Dataset for research paper similarity evaluation

The dataset available here is intended to help with experiments regarding the assessment of research paper similarity. It provides a ground truth based on annotations made by 8 experts on 220 documents related to artificial intelligence. Using tf-idf with cosine similarity, the 30 most similar papers in a 16597-paper collection were found for each of the 220 papers. Each of those 30 papers was then manually tagged by an expert sufficient familiar with it as either similar or dissimilar.

The dataset is formed by the following three documents:

evaluation.txt: this file contains lines in the form:
doc_id1 POS doc_id2 , when the document with identifier doc_id2 was tagged as similar to the document with identifier .
doc_id1 NEG doc_id2 , when the document with identifier doc_id2 was tagged as not similar to the document with identifier .
testids.txt: this file contains the identifiers of the 220 papers which conform the test set.
documents.txt: this file contains records about the papers used in the experiments (the 220 papers plus the 30 most similar ones for each case, a total of 2881 papers).

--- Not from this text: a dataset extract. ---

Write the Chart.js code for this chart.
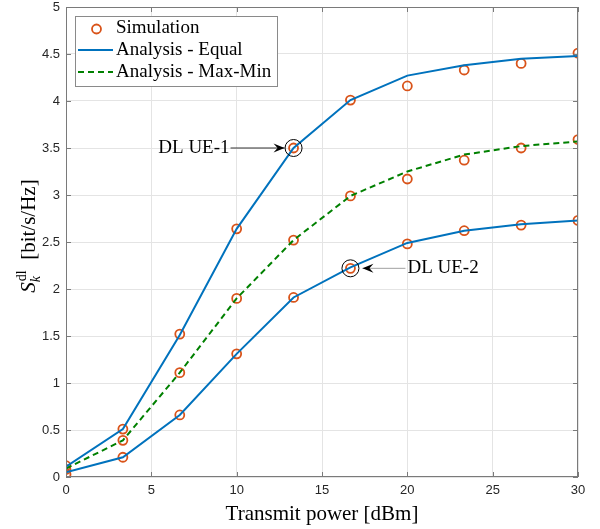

The structure of a record in this last document is given by the following tags:

DOC, followed by the unique identifier of the document within the dataset
TIT, followed by the title of the paper
AUT, followed by the author(s) of the paper
JOU, followed by the journal in which the paper was published originally
YEA, followed by the year of publication of the paper
DOI, followed by the DOI of the paper. This last field is optional, as not all the papers had an available DOI
END, to indicate the end of the record

To evaluate the performance of any developed research paper similarity method, each paper p in the testids.txt file must thus be compared against 30 others indicated in evaluation.txt, some of which are tagged as similar (note: in some cases, a paper is compared to less than 30 documents, as in some cases the annotators had no complete certainty about the similarity, and those possible candidates were then just ignored).